Search code examples
pythonemaildata-cleaning

Easiest way to clean email address in python


I am having issues with emails address and with a small correction, they are can be converted to valid email addresses.

For Ex:

%20adi@gmail.com, --- Not valid
'sam@tell.net,  --- Not valid
(hi@telligen.com),  --- Not valid
(gii@weerte.com),  --- Not valid
:qwert34@embright.com,  --- Not valid
//24adifrmaes@microsot.com  --- Not valid
tellei@apple.com    ---  valid
...

I could write "if else", but if a new email address comes with new issues, I need to write "ifelse " and update every time.

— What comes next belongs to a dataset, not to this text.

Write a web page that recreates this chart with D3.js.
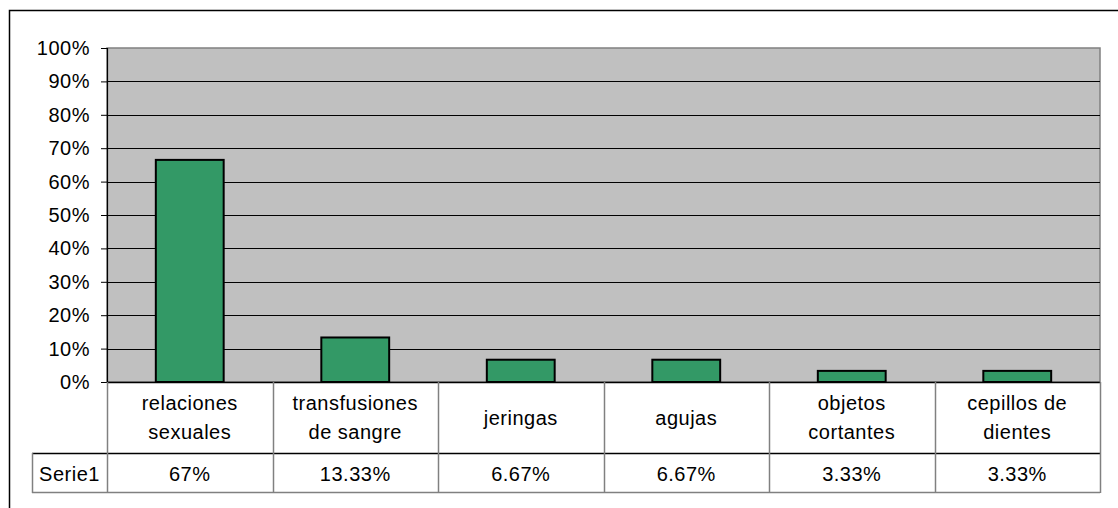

What is the best way to clean all these small issues, some python packes or regex? PLease suggest.


Solution

  • You can do this (I basically check if the elements in the email are alpha characters or a point, and remove them if not so):

    emails = [
        'sam@tell.net', 
        '(hi@telligen.com)', 
        '(gii@weerte.com)',  
        ':qwert34@embright.com',  
        '//24adifrmaes@microsot.com',
        'tellei@apple.com'
        ]
    
    def correct_email_format(email):
        return ''.join(e for e in email if (e.isalnum() or e in ['.', '@']))
    
    for email in emails:
        corrected_email = correct_email_format(email)
        print(corrected_email)
    

    output:

    sam@tell.net
    hi@telligen.com
    gii@weerte.com
    qwert34@embright.com
    24adifrmaes@microsot.com
    tellei@apple.com